───── INFORMATION PROVIDED

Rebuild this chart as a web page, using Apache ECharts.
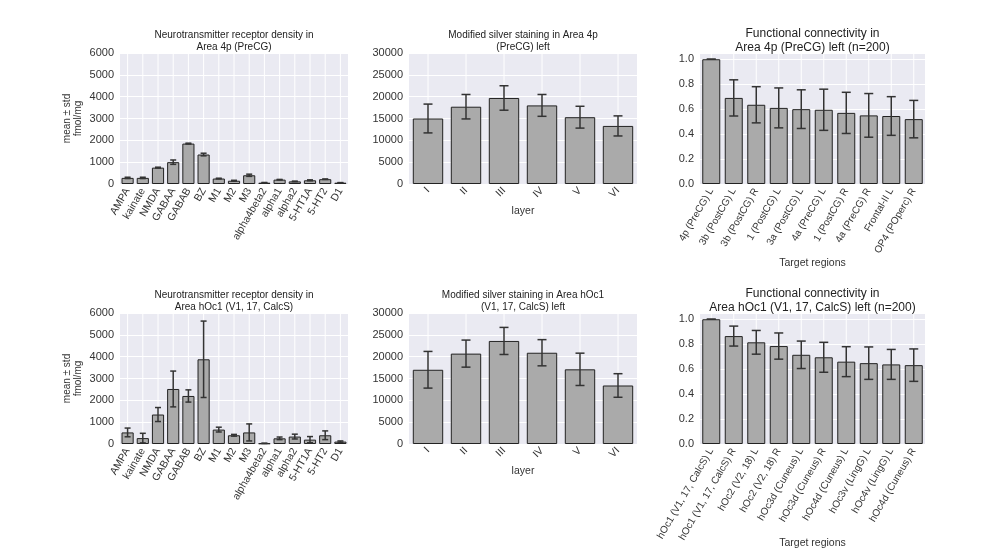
<!DOCTYPE html>
<html><head><meta charset="utf-8">
<script src="https://cdn.jsdelivr.net/npm/echarts@6/dist/echarts.min.js"></script>
<style>html,body{margin:0;padding:0;background:#fff}#c{width:996px;height:560px}</style>
</head><body><div id="c"></div>
<script>
const receptors = ['AMPA','kainate','NMDA','GABAA','GABAB','BZ','M1','M2','M3','alpha4beta2','alpha1','alpha2','5-HT1A','5-HT2','D1'];
const rec4pMean = [280,280,750,1000,1850,1350,250,150,400,60,200,120,170,220,60];
const rec4pStd  = [30,30,20,100,20,60,15,20,50,10,10,10,20,10,5];
const recHocMean = [530,270,1350,2520,2200,3880,660,400,530,30,260,340,200,400,110];
const recHocStd  = [200,220,320,820,280,1750,110,40,390,5,60,110,140,200,30];
const layers = ['I','II','III','IV','V','VI'];
const silv4pMean = [15000,17700,19700,18000,15300,13300];
const silv4pStd  = [3300,2800,2800,2500,2500,2300];
const silvHocMean = [17000,20700,23600,20900,17100,13400];
const silvHocStd  = [4200,3100,3100,3000,3700,2700];
const fc4pRegions = ['4p (PreCG) L','3b (PostCG) L','3b (PostCG) R','1 (PostCG) L','3a (PostCG) L','4a (PreCG) L','1 (PostCG) R','4a (PreCG) R','Frontal-II L','OP4 (POperc) R'];
const fc4pMean = [1.0,0.69,0.635,0.61,0.60,0.595,0.57,0.55,0.545,0.52];
const fc4pStd  = [0,0.145,0.145,0.16,0.155,0.165,0.165,0.175,0.155,0.15];
const fcHocRegions = ['hOc1 (V1, 17, CalcS) L','hOc1 (V1, 17, CalcS) R','hOc2 (V2, 18) L','hOc2 (V2, 18) R','hOc3d (Cuneus) L','hOc3d (Cuneus) R','hOc4d (Cuneus) L','hOc3v (LingG) L','hOc4v (LingG) L','hOc4d (Cuneus) R'];
const fcHocMean = [1.0,0.865,0.815,0.785,0.715,0.695,0.66,0.648,0.638,0.632];
const fcHocStd  = [0,0.08,0.095,0.105,0.11,0.12,0.12,0.13,0.12,0.13];

const panels = [
 {cats:receptors,m:rec4pMean,s:rec4pStd,left:120,top:53,w:228,max:6000,int:1000,title:'Neurotransmitter receptor density in\nArea 4p (PreCG)',ts:10,yname:'mean ± std\nfmol/mg',rot:60,xname:'',xs:10.5},
 {cats:layers,m:silv4pMean,s:silv4pStd,left:409,top:53,w:228,max:30000,int:5000,title:'Modified silver staining in Area 4p\n(PreCG) left',ts:10,yname:'',rot:45,xname:'layer',gap:22,xs:10.5},
 {cats:fc4pRegions,m:fc4pMean,s:fc4pStd,left:700,top:53,w:225,max:1.05,int:0.2,title:'Functional connectivity in\nArea 4p (PreCG) left (n=200)',ts:12,yname:'',rot:60,xname:'Target regions',gap:74,fmt:1,xs:10},
 {cats:receptors,m:recHocMean,s:recHocStd,left:120,top:313,w:228,max:6000,int:1000,title:'Neurotransmitter receptor density in\nArea hOc1 (V1, 17, CalcS)',ts:10,yname:'mean ± std\nfmol/mg',rot:60,xname:'',xs:10.5},
 {cats:layers,m:silvHocMean,s:silvHocStd,left:409,top:313,w:228,max:30000,int:5000,title:'Modified silver staining in Area hOc1\n(V1, 17, CalcS) left',ts:10,yname:'',rot:45,xname:'layer',gap:22,xs:10.5},
 {cats:fcHocRegions,m:fcHocMean,s:fcHocStd,left:700,top:313,w:225,max:1.05,int:0.2,title:'Functional connectivity in\nArea hOc1 (V1, 17, CalcS) left (n=200)',ts:12,yname:'',rot:60,xname:'Target regions',gap:94,fmt:1,xs:10}
];
const H = 131;
const font = 'Liberation Sans, Arial, sans-serif';
const option = {animation:false,backgroundColor:'#fff',textStyle:{fontFamily:font},grid:[],xAxis:[],yAxis:[],series:[],title:[]};
panels.forEach((p,i)=>{
  option.grid.push({left:p.left,top:p.top,width:p.w,height:H,show:true,backgroundColor:'#eaeaf2',borderWidth:0});
  option.title.push({text:p.title,left:p.left+p.w/2,top:p.top-(p.ts===12?26:24),textAlign:'center',padding:0,
    textStyle:{fontSize:p.ts,fontWeight:'normal',color:'#222',lineHeight:p.ts+2,fontFamily:font}});
  option.xAxis.push({type:'category',gridIndex:i,data:p.cats,axisLine:{show:false},axisTick:{show:false},
    axisLabel:{rotate:p.rot,interval:0,fontSize:p.xs,color:'#333',margin:5},
    name:p.xname,nameLocation:'middle',nameGap:p.gap||0,nameMoveOverlap:false,nameTextStyle:{fontSize:10.5,color:'#333'}});
  option.yAxis.push({type:'value',gridIndex:i,min:0,max:p.max,interval:p.int,axisLine:{show:false},axisTick:{show:false},
    splitLine:{lineStyle:{color:'#fff',width:1}},
    axisLabel:{fontSize:11,color:'#333',margin:6,showMaxLabel:p.fmt?false:true,formatter:p.fmt?(v=>v.toFixed(1)):(v=>String(v))},
    name:p.yname,nameLocation:'middle',nameGap:36,nameMoveOverlap:false,nameTextStyle:{fontSize:10,color:'#333',lineHeight:11}});
  const ymax = p.max;
  option.series.push({type:'custom',xAxisIndex:i,yAxisIndex:i,z:1,silent:true,data:p.cats.map((c,k)=>[k]),
    renderItem:(params,api)=>{const a=api.coord([api.value(0),0]);const b=api.coord([api.value(0),ymax]);
      return {type:'line',shape:{x1:a[0],y1:a[1],x2:b[0],y2:b[1]},style:{stroke:'#fff',lineWidth:1}};}});
  option.series.push({type:'bar',xAxisIndex:i,yAxisIndex:i,z:2,data:p.m,barCategoryGap:'20%',
    itemStyle:{color:'#aaaaaa',borderColor:'#222',borderWidth:1}});
  option.series.push({type:'custom',xAxisIndex:i,yAxisIndex:i,z:3,silent:true,
    data:p.m.map((v,k)=>[k,v-p.s[k],v+p.s[k]]),
    renderItem:(params,api)=>{const lo=api.coord([api.value(0),api.value(1)]);const hi=api.coord([api.value(0),api.value(2)]);
      const c=p.cats.length>12?3:4.5;const st={stroke:'#333',lineWidth:1.5};
      return {type:'group',children:[
        {type:'line',shape:{x1:lo[0],y1:lo[1],x2:hi[0],y2:hi[1]},style:st},
        {type:'line',shape:{x1:lo[0]-c,y1:lo[1],x2:lo[0]+c,y2:lo[1]},style:st},
        {type:'line',shape:{x1:hi[0]-c,y1:hi[1],x2:hi[0]+c,y2:hi[1]},style:st}]};}});
});
const chart = echarts.init(document.getElementById('c'));
chart.setOption(option);
</script></body></html>
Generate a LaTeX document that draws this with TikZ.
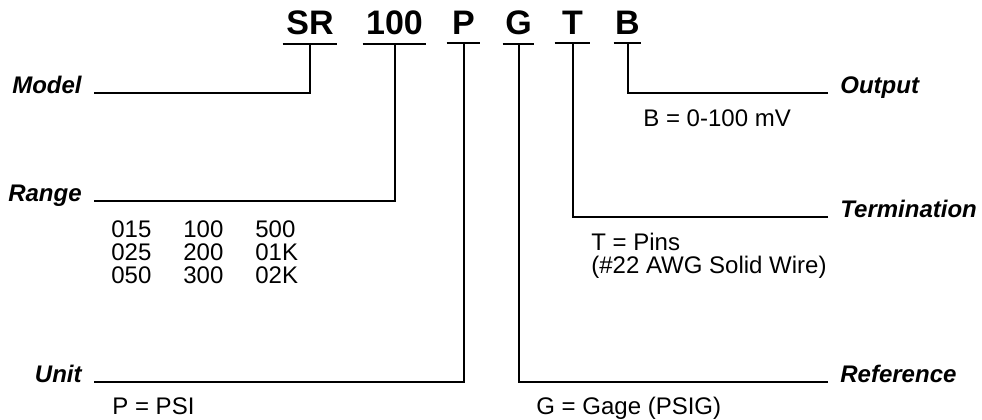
\documentclass[tikz,border=0pt]{standalone}
\usepackage{fontspec}
\setmainfont{Liberation Sans}

\begin{document}
\begin{tikzpicture}[
    x=0.5pt, y=-0.5pt,
    every node/.style={inner sep=0pt},
    code/.style={font=\fontsize{17}{19}\selectfont\bfseries, inner ysep=4.5pt, minimum width=#1, anchor=base},
    lbl/.style={font=\fontsize{12}{14}\selectfont\bfseries\itshape, inner xsep=6pt},
    val/.style={font=\fontsize{12}{14}\selectfont, anchor=base west},
    wire/.style={line width=1pt},
]
    \useasboundingbox (0,0) rectangle (982,419);

    % --- part number code (top row) ---
    \node[code=27pt]   (sr)      at (310,34)   {SR};
    \node[code=31.5pt] (hundred) at (394.5,34) {100};
    \node[code=16.5pt] (pcode)   at (463.5,34) {P};
    \node[code=15.5pt] (gcode)   at (518.5,34) {G};
    \node[code=17.5pt] (tcode)   at (572.5,34) {T};
    \node[code=13.5pt] (bcode)   at (627.5,34) {B};

    % --- field labels, left and right ---
    \node[lbl, anchor=base east] (model)       at (94,93)   {Model};
    \node[lbl, anchor=base east] (range)       at (94,201)  {Range};
    \node[lbl, anchor=base east] (unit)        at (94,382)  {Unit};
    \node[lbl, anchor=base west] (output)      at (828,93)  {Output};
    \node[lbl, anchor=base west] (termination) at (828,217) {Termination};
    \node[lbl, anchor=base west] (reference)   at (828,382) {Reference};

    % --- option values ---
    \node[val] (outval) at (643,126) {B = 0-100 mV};
    % range table, one node per row
    \node[val] (rangerow1) at (111,237) {\makebox[36pt][l]{015}\makebox[36pt][l]{100}500};
    \node[val] (rangerow2) at (111,260) {\makebox[36pt][l]{025}\makebox[36pt][l]{200}01K};
    \node[val] (rangerow3) at (111,283) {\makebox[36pt][l]{050}\makebox[36pt][l]{300}02K};
    \node[val] (termval1) at (591,250) {T = Pins};
    \node[val] (termval2) at (591,273) {(\#22 AWG Solid Wire)};
    \node[val] (unitval) at (112,414) {P = PSI};
    \node[val] (refval)  at (536,414) {G = Gage (PSIG)};

    % --- underlines below each code ---
    \foreach \c in {sr, hundred, pcode, gcode, tcode, bcode}
        \draw[wire] (\c.south west) -- (\c.south east);

    % --- leader lines from labels up to the codes ---
    \draw[wire] (model.base east)       -| (sr.south);
    \draw[wire] (range.base east)       -| (hundred.south);
    \draw[wire] (unit.base east)        -| (pcode.south);
    \draw[wire] (reference.base west)   -| (gcode.south);
    \draw[wire] (termination.base west) -| (tcode.south);
    \draw[wire] (output.base west)      -| (bcode.south);
\end{tikzpicture}
\end{document}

──────────

** REQUIRED TASK **
Look for the word "this" in every line of the listing and copy the lines that have it.

** PROBLEM SOLUTION **
Rebuild this chart as a web page, using Apache ECharts.
Generate a LaTeX document that draws this with TikZ.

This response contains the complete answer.